• **Exercise**
Count the lines that hold the string "chart". Reply with the number alone.

┏━━

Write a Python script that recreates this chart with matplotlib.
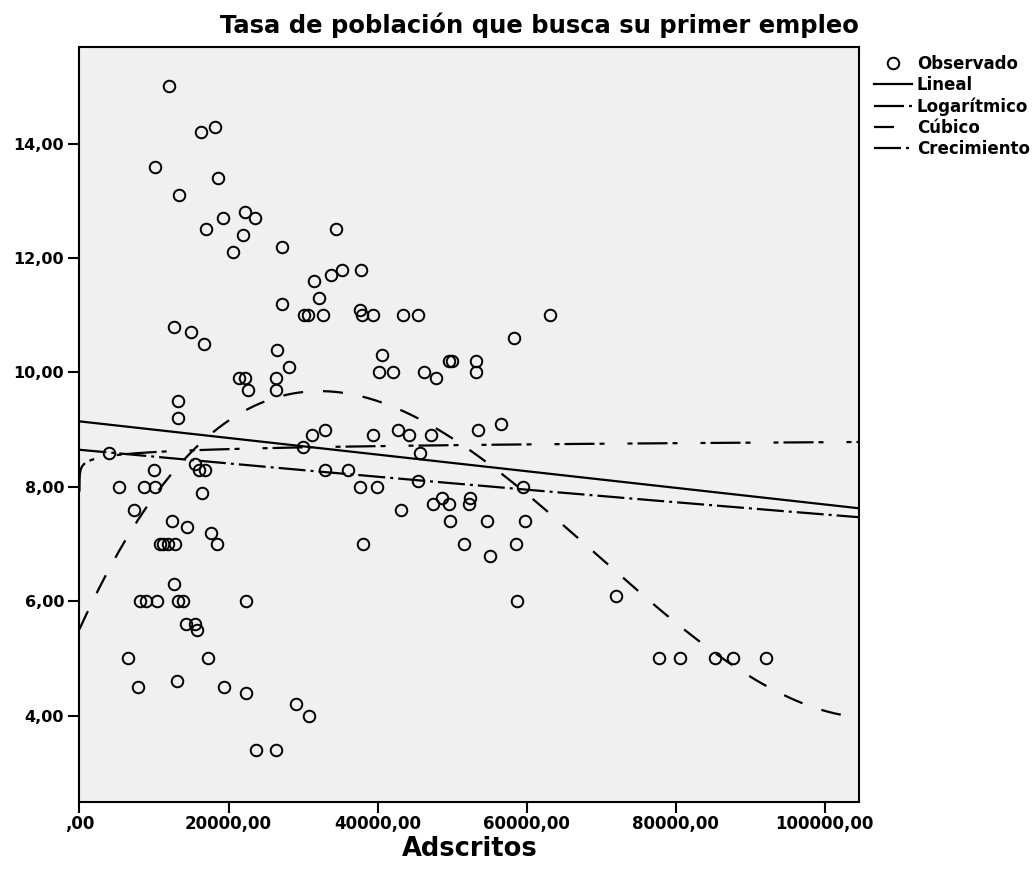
import numpy as np
import matplotlib
matplotlib.use("Agg")
from matplotlib import pyplot as plt
from matplotlib.ticker import FuncFormatter

adscritos = [
    12000, 16260, 18230, 10090, 18630, 13390, 19300, 22250, 23510, 16980,
    21900, 20600, 27180, 34400, 31470, 33710, 35230, 37820, 32100, 27180,
    30130, 30670, 32680, 37640, 37950, 39350, 43370, 45390, 63180, 12640,
    15010, 16750, 26460, 28070, 58270, 40600, 40150, 42030, 46270, 47840,
    49540, 49950, 53210, 53210, 21360, 22250, 26410, 22570, 26410, 13220,
    13220, 31160, 32990, 39350, 42700, 44180, 47130, 53440, 56570, 30030,
    3960, 45660, 15540, 16000, 16800, 9960, 32950, 36000, 5300, 8660,
    10170, 37680, 39960, 59560, 45470, 16480, 7270, 43150, 48600, 52400,
    47480, 49590, 52270, 12410, 49680, 54730, 59790, 14430, 17650, 10840,
    11200, 11880, 12780, 18500, 38000, 51600, 58540, 55090, 12640, 72000,
    8080, 8880, 10440, 13220, 13890, 22390, 58710, 14330, 15460, 15810,
    6510, 17200, 77740, 80550, 85330, 87740, 92130, 7890, 19350, 13120,
    22390, 29100, 30760, 23650, 26370,
]
tasa = [
    15.0, 14.2, 14.3, 13.6, 13.4, 13.1, 12.7, 12.8, 12.7, 12.5,
    12.4, 12.1, 12.2, 12.5, 11.6, 11.7, 11.8, 11.8, 11.3, 11.2,
    11.0, 11.0, 11.0, 11.1, 11.0, 11.0, 11.0, 11.0, 11.0, 10.8,
    10.7, 10.5, 10.4, 10.1, 10.6, 10.3, 10.0, 10.0, 10.0, 9.9,
    10.2, 10.2, 10.2, 10.0, 9.9, 9.9, 9.9, 9.7, 9.7, 9.5,
    9.2, 8.9, 9.0, 8.9, 9.0, 8.9, 8.9, 9.0, 9.1, 8.7,
    8.6, 8.6, 8.4, 8.3, 8.3, 8.3, 8.3, 8.3, 8.0, 8.0,
    8.0, 8.0, 8.0, 8.0, 8.1, 7.9, 7.6, 7.6, 7.8, 7.8,
    7.7, 7.7, 7.7, 7.4, 7.4, 7.4, 7.4, 7.3, 7.2, 7.0,
    7.0, 7.0, 7.0, 7.0, 7.0, 7.0, 7.0, 6.8, 6.3, 6.1,
    6.0, 6.0, 6.0, 6.0, 6.0, 6.0, 6.0, 5.6, 5.6, 5.5,
    5.0, 5.0, 5.0, 5.0, 5.0, 5.0, 5.0, 4.5, 4.5, 4.6,
    4.4, 4.2, 4.0, 3.4, 3.4,
]
x_ticks = [0, 20000, 40000, 60000, 80000, 100000]
y_ticks = [4, 6, 8, 10, 12, 14]
x_max = 104600

x = np.array(adscritos, dtype=float)
y = np.array(tasa, dtype=float)

plt.rcParams['font.family'] = 'DejaVu Sans'
plt.rcParams['font.weight'] = 'bold'
plt.rcParams['lines.scale_dashes'] = False

fig = plt.figure(figsize=(10.36, 8.8), dpi=100)
ax = fig.add_axes([0.0767, 0.0892, 0.7525, 0.8574])
ax.set_facecolor('#f0f0f0')

# curve estimation, like SPSS does it
xs = np.linspace(0, x_max, 600)
xl = np.geomspace(1, x_max, 800)
lin = np.polyfit(x, y, 1)
b_log = np.polyfit(np.log(x), y, 1)
cub = np.polyfit(x / 1e4, y, 3)
grw = np.polyfit(x, np.log(y), 1)

px = 0.72  # px -> pt at 100 dpi
lw = 1.6
ax.plot(x, y, 'o', ms=8.3, mfc='none', mec='black', mew=1.4,
        label='Observado', zorder=3)
ax.plot(xs, np.polyval(lin, xs), color='black', lw=lw, label='Lineal', zorder=4)
ax.plot(xl, np.polyval(b_log, np.log(xl)), color='black', lw=lw,
        dashes=[30*px, 5*px, 5*px, 23*px, 5*px, 5*px], label='Logarítmico', zorder=4)
ax.plot(xs, np.polyval(cub, xs / 1e4), color='black', lw=lw,
        dashes=[20*px, 20*px], label='Cúbico', zorder=4)
ax.plot(xs, np.exp(np.polyval(grw, xs)), color='black', lw=lw,
        dashes=[27*px, 5*px, 3*px, 5*px], label='Crecimiento', zorder=4)

ax.set_xlim(0, x_max)
ax.set_ylim(2.5, 15.69)
ax.set_xticks(x_ticks)
ax.set_yticks(y_ticks)

def fmt(v, pos):
    s = f"{v:.2f}".replace('.', ',')
    return s[1:] if s.startswith('0,') else s

ax.xaxis.set_major_formatter(FuncFormatter(fmt))
ax.yaxis.set_major_formatter(FuncFormatter(fmt))
ax.tick_params(direction='out', length=8, width=1.5, labelsize=12, pad=2)
ax.tick_params(axis='y', labelsize=11.5, pad=3)
for lab in ax.get_xticklabels() + ax.get_yticklabels():
    lab.set_fontweight('bold')
for sp in ax.spines.values():
    sp.set_linewidth(1.5)

fig.text(0.521, 1 - 33/880, 'Tasa de población que busca su primer empleo',
         ha='center', va='baseline', fontsize=17.5, fontweight='bold')
fig.text(0.453, 1 - 856/880, 'Adscritos', ha='center', va='baseline',
         fontsize=18.5, fontweight='bold')

leg = ax.legend(loc='upper left', bbox_to_anchor=(1.019, 0.989), frameon=False,
                fontsize=12, handlelength=2.26, handletextpad=0.32,
                labelspacing=0.18, borderaxespad=0.0, borderpad=0.0)
for t in leg.get_texts():
    t.set_fontweight('bold')

fig.savefig('out.png', dpi=100)
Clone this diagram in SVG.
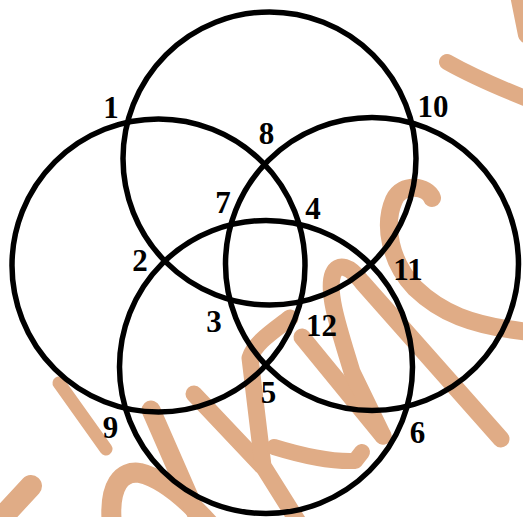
<svg xmlns="http://www.w3.org/2000/svg" width="523" height="517" viewBox="0 0 523 517">
<style>
.wm{fill:none;stroke:#E0AC86;stroke-linecap:round;stroke-linejoin:round}
.c{fill:none;stroke:#000;stroke-width:5.5}
.t{font-family:"Liberation Serif","Times New Roman",serif;font-weight:bold;font-size:31px;fill:#000;text-anchor:middle}
</style>
<rect width="523" height="517" fill="#fff"/>
<g id="watermark">
<path class="wm" stroke-width="16" d="M447,62 C470,75 495,86 525,98"/>
<path class="wm" stroke-width="16" d="M518,-5 L526,35"/>
<path class="wm" stroke-width="18" d="M432,198 C428,186 402,182 394,200 C383,225 390,262 415,288 C440,312 470,326 530,332"/>
<path class="wm" stroke-width="17" d="M302,337 L383,436"/>
<path class="wm" stroke-width="17" d="M383,436 L352,372 C340,332 326,292 333,274 C338,262 350,266 362,282 L501,439"/>
<path class="wm" stroke-width="13" d="M59,383 L106,449"/>
<path class="wm" stroke-width="22" d="M31,486 L-5,525"/>
<path class="wm" stroke-width="20" d="M112,525 C108,485 122,470 140,473 C162,478 185,497 210,525"/>
<path class="wm" stroke-width="19" d="M151,410 L200,522"/>
<path class="wm" stroke-width="17" d="M194,394 L262,466"/>
<path class="wm" stroke-width="17" d="M290,318 C275,330 255,342 250,358 L263,466 L300,525"/>
<path class="wm" stroke-width="16" d="M274,447 C300,455 330,462 355,461 L362,452"/>
</g>
<g id="circles">
<g id="circle-top"><circle class="c" cx="269.5" cy="158.5" r="146.5"/></g>
<g id="circle-left"><circle class="c" cx="158.5" cy="265.5" r="146.5"/></g>
<g id="circle-right"><circle class="c" cx="372" cy="264" r="146.5"/></g>
<g id="circle-bottom"><circle class="c" cx="266" cy="367" r="146.5"/></g>
</g>
<g id="labels">
<text class="t" x="111" y="118">1</text>
<text class="t" x="140" y="271">2</text>
<text class="t" x="214" y="332">3</text>
<text class="t" x="313" y="219">4</text>
<text class="t" x="268.5" y="403">5</text>
<text class="t" x="417.5" y="443">6</text>
<text class="t" x="223" y="213">7</text>
<text class="t" x="266.5" y="144">8</text>
<text class="t" x="110.5" y="438">9</text>
<text class="t" x="433" y="117">10</text>
<text class="t" x="408" y="280">11</text>
<text class="t" x="321.5" y="336">12</text>
</g>
</svg>
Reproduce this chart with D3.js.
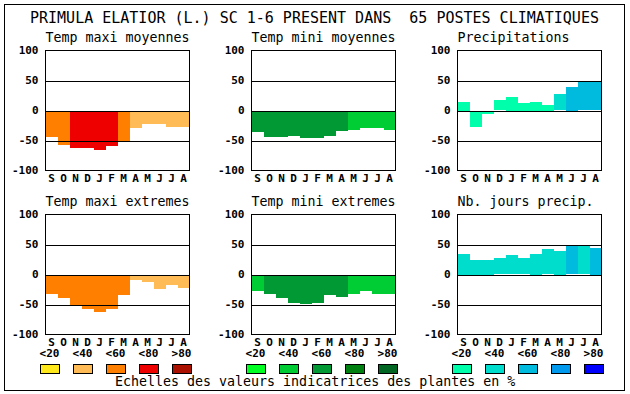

┗━━

• **Result for this task**
2